The square end of the tap, on which the wrench fits, may be lowered to a deeper colour-as may also the shank of the tap-than the threaded part, which will leave them stronger and less liable to twist or break. By using the size of the tube here recommended it will be found that the tempering process will be performed, and the colours appear very slowly, so that there will be ample time to judge when the precise requisite degree of hardness has been reached. This plan is far superior to tempering in heated sand. Very long taps may be greased and heated preparatory to being hardened in molten lead - the object being to heat the outside of the tap evenly all over to a red heat, so rapidly that the inside metal of the tap is comparatively cool; hence, when the tap is hardened the outside only is hardened : and if the tap warps in the hardening, it can, after being tempered, be straightened - the soft metal of the centre of tap preventing it from breaking in the straightening, which should be performed with a leaden hammer and with the tap resting upon lead.

(2) Take the chill off the water, then get them to a cherry - red heat. Plunge the taps in on their ends. After they are cold, clean with a bit of stone or emery - cloth; then warm them till the spittle fries on them. Put some clean tallow on, then hold them over a clear fire till a light chestnut brown.

(3) The great difficulty in hardening tools is principally their liability to twist or get out of truth; secondly, cracking (especially if large) after hardening; thirdly, getting the right temper. First, carefully select your steel; let it be of the best cast, with a medium grain (a fine - grained steel will break when much less force is applied than a coarser - grained, and although it will take a keener edge, it will not resist the strain required by a tap or rimer). Next centre it, and tarn off the scale and soften. The object of softening after the scale is removed is to make the grain of the steel equal throughout; if it be softened with the scale on, it will generally cast. To soften, enclose the articles in a piece of gas - tube, filling up with wrought - iron turnings, and plugging the ends with clay, making the whole red - hot and allowing it to cool very slowly - i.e. leaving it in hot ashes all night. This method makes the steel very soft, and equalizes the grain. After softening, turn up the work, taking care not to bend or straighten it, should it have cast, as it probably will in the process of softening.
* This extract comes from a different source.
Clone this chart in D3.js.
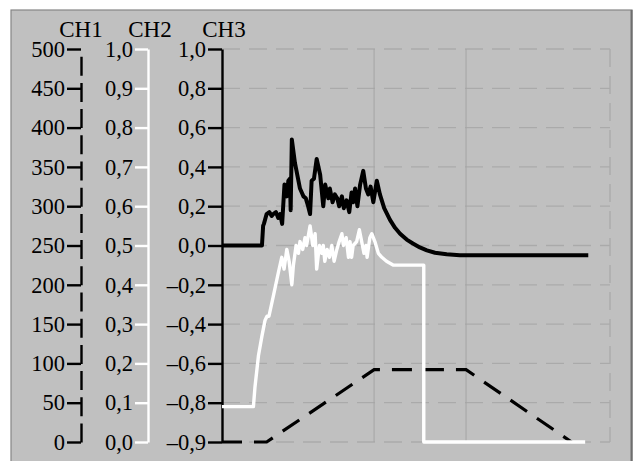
<!DOCTYPE html>
<html><head><meta charset="utf-8">
<script src="https://cdn.jsdelivr.net/npm/d3@7"></script>
<style>
html,body{margin:0;padding:0;background:#fff;}
svg{display:block;}
text{font-family:"Liberation Serif","Times New Roman",serif;}
</style></head>
<body>
<svg id="chart" width="634" height="461"></svg>
<script>
// ---- data ----
const channels = ["CH1", "CH2", "CH3"];
const ch1Ticks = [0, 50, 100, 150, 200, 250, 300, 350, 400, 450, 500];
const ch2Ticks = [0, 0.1, 0.2, 0.3, 0.4, 0.5, 0.6, 0.7, 0.8, 0.9, 1.0];
const ch3Ticks = [-1.0, -0.8, -0.6, -0.4, -0.2, 0.0, 0.2, 0.4, 0.6, 0.8, 1.0];
const ch3Labels = ["–0,9", "–0,8", "–0,6", "–0,4", "–0,2", "0,0", "0,2", "0,4", "0,6", "0,8", "1,0"];
const gridTimes = [39.2, 62.9];

// CH3 (solid black)
const ch3Time = [0,10.3,10.6,10.8,11.5,12.2,12.8,13.2,13.9,14.5,15.0,15.5,16.1,16.7,17.1,17.5,17.7,18.0,18.8,20.1,21.0,21.6,22.2,22.7,23.1,23.7,24.4,25.3,26.1,26.6,27.4,27.8,28.5,29.1,29.7,30.2,30.9,31.4,32.1,32.8,33.4,33.8,34.3,34.9,35.6,36.4,37.1,37.7,38.3,39.0,39.9,40.7,41.8,43.3,44.6,45.9,47.6,49.2,51.0,52.8,54.9,57.9,61.3,94.4];
const ch3Value = [0,0,0.10,0.11,0.16,0.17,0.15,0.16,0.17,0.14,0.16,0.11,0.31,0.25,0.33,0.34,0.18,0.54,0.42,0.29,0.25,0.24,0.20,0.16,0.33,0.34,0.44,0.36,0.20,0.31,0.24,0.29,0.22,0.26,0.24,0.20,0.25,0.19,0.23,0.17,0.27,0.22,0.29,0.20,0.31,0.38,0.29,0.26,0.30,0.22,0.33,0.26,0.19,0.13,0.09,0.06,0.03,0.01,-0.01,-0.025,-0.037,-0.045,-0.05,-0.05];

// CH2 (solid white)
const ch2Time = [0,8.1,8.5,9.4,10.3,11.1,11.6,12.1,13.2,14.5,15.4,16.0,16.7,17.3,18.0,18.4,19.1,19.7,20.1,20.8,21.4,21.8,22.7,23.4,24.0,24.4,25.1,25.7,26.1,26.5,27.1,27.7,28.3,28.9,29.6,30.2,30.9,31.3,32.0,32.6,33.0,33.4,33.8,34.7,35.4,36.0,36.6,37.1,37.4,38.1,38.6,39.4,40.3,41.2,42.4,44.2,45.9,52.0,52.0,93.6];
const ch2Value = [0.09,0.09,0.14,0.22,0.27,0.31,0.32,0.32,0.37,0.43,0.47,0.44,0.49,0.46,0.40,0.45,0.50,0.48,0.51,0.49,0.52,0.50,0.55,0.50,0.53,0.44,0.50,0.48,0.50,0.46,0.49,0.47,0.50,0.46,0.49,0.51,0.53,0.50,0.52,0.47,0.51,0.47,0.50,0.51,0.54,0.51,0.48,0.50,0.47,0.52,0.53,0.51,0.48,0.47,0.46,0.45,0.45,0.45,0.0,0.0];

// CH1 (dashed black)
const ch1Time = [0, 11.5, 39.2, 62.9, 90.1];
const ch1Value = [0, 0, 92, 92, 0];

// ---- layout ----
const svg = d3.select("#chart");
const plotTop = 49, plotBottom = 442, plotL = 222, plotR = 610;
const x = d3.scaleLinear().domain([0, 100]).range([plotL, plotR]);
const y1 = d3.scaleLinear().domain([0, 500]).range([plotBottom, plotTop]);
const y2 = d3.scaleLinear().domain([0, 1]).range([plotBottom, plotTop]);
const y3 = d3.scaleLinear().domain([-1, 1]).range([plotBottom, plotTop]);

// panel
svg.append("rect").attr("x", 11).attr("y", 10).attr("width", 621).attr("height", 470)
  .attr("fill", "#c0c0c0").attr("stroke", "#858585").attr("stroke-width", 1.2);
svg.append("line").attr("x1", 631.5).attr("x2", 631.5).attr("y1", 10).attr("y2", 461)
  .attr("stroke", "#6e6e6e").attr("stroke-width", 2);

// grid
const grid = svg.append("g");
grid.selectAll("line.h").data(ch2Ticks).join("line")
  .attr("x1", plotL).attr("x2", plotR)
  .attr("y1", d => y2(d)).attr("y2", d => y2(d))
  .attr("stroke", "#aaaaaa").attr("stroke-width", 1.3).attr("stroke-dasharray", "18,9");
grid.selectAll("line.v").data(gridTimes).join("line")
  .attr("x1", d => x(d)).attr("x2", d => x(d)).attr("y1", plotTop).attr("y2", plotBottom)
  .attr("stroke", "#a4a4a4").attr("stroke-width", 1);
grid.append("line").attr("x1", x(100)).attr("x2", x(100)).attr("y1", plotTop).attr("y2", plotBottom)
  .attr("stroke", "#aaaaaa").attr("stroke-width", 1.3).attr("stroke-dasharray", "18,9");

// axes
function styleAxis(g, color, width, fs) {
  g.selectAll(".tick line").attr("stroke", color).attr("stroke-width", width);
  g.select(".domain").attr("stroke", color).attr("stroke-width", width);
  g.selectAll(".tick text").attr("fill", "#000").style("font-size", fs + "px")
    .style("font-family", '"Liberation Serif","Times New Roman",serif');
}
const fmt = d3.format(".1f");
const comma = v => fmt(v).replace(".", ",");

const a1 = svg.append("g").attr("transform", `translate(81,0)`)
  .call(d3.axisLeft(y1).tickValues(ch1Ticks).tickSize(14).tickSizeOuter(0).tickPadding(2));
styleAxis(a1, "#000", 2.4, 22.5);
a1.select(".domain").attr("stroke-dasharray", "19,7.2");

const a2 = svg.append("g").attr("transform", `translate(148,0)`)
  .call(d3.axisLeft(y2).tickValues(ch2Ticks).tickSize(13).tickSizeOuter(0).tickPadding(2).tickFormat(comma));
styleAxis(a2, "#fff", 2.4, 22.5);

const a3 = svg.append("g").attr("transform", `translate(${plotL},0)`)
  .call(d3.axisLeft(y3).tickValues(ch3Ticks).tickSize(14).tickSizeOuter(0).tickPadding(2)
    .tickFormat((d, i) => ch3Labels[i]));
styleAxis(a3, "#000", 2.4, 22.5);

// titles
const titleX = [81, 150, 224];
svg.selectAll("text.title").data(channels).join("text")
  .attr("class", "title").attr("x", (d, i) => titleX[i]).attr("y", 37)
  .attr("text-anchor", "middle").style("font-size", "23px").attr("fill", "#000").text(d => d);

// lines
const line = (ys) => d3.line().x(d => x(d[0])).y(d => ys(d[1]));
svg.append("path").datum(d3.zip(ch1Time, ch1Value)).attr("d", line(y1))
  .attr("fill", "none").attr("stroke", "#000").attr("stroke-width", 3.2).attr("stroke-dasharray", "20,12");
svg.append("path").datum(d3.zip(ch2Time, ch2Value)).attr("d", line(y2))
  .attr("fill", "none").attr("stroke", "#fff").attr("stroke-width", 3.4).attr("stroke-linejoin", "round");
svg.append("path").datum(d3.zip(ch3Time, ch3Value)).attr("d", line(y3))
  .attr("fill", "none").attr("stroke", "#000").attr("stroke-width", 4).attr("stroke-linejoin", "round");
</script>
</body></html>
The reason for this is, that if the steel be bent or hammered, the grain will be closer in one place than another, and heat has a great tendency to bring it back to its original position. The next thing after finishing your tool is to harden it: first, slightly heat it over a gas or other flame, and rub it all over with a mixture of Castile soap and lampblack. This is to prevent the edges from being burnt. The next is to get a thick iron pipe (2 in. diameter and f in. bore). This is well filled up with taps or rimers and charcoal dust, the ends being closed with clay as before; this is placed in the furnace and occasionally turned, until it is one uniform heat of cherry - red, or on the outside a trifle hotter. It is then carefully removed from the fire, one end of the clay is knocked off, and the contents are allowed to drop perpendicularly into a solution of water, chloride of sodium, and nitrate of iron; this solution is kept at a temperature of 60° F. (15 1/2° C). The articles hardened should remain at least 1/4 hour before being removed.

This method of hardening may be summed up thus: make the steel of one grain throughout, prevent it from oxidizing whilst being heated, allow every part to heat at the same time, avoid bending while hot, and lastly, restore if possible by replacing the loss of carbon caused by heating.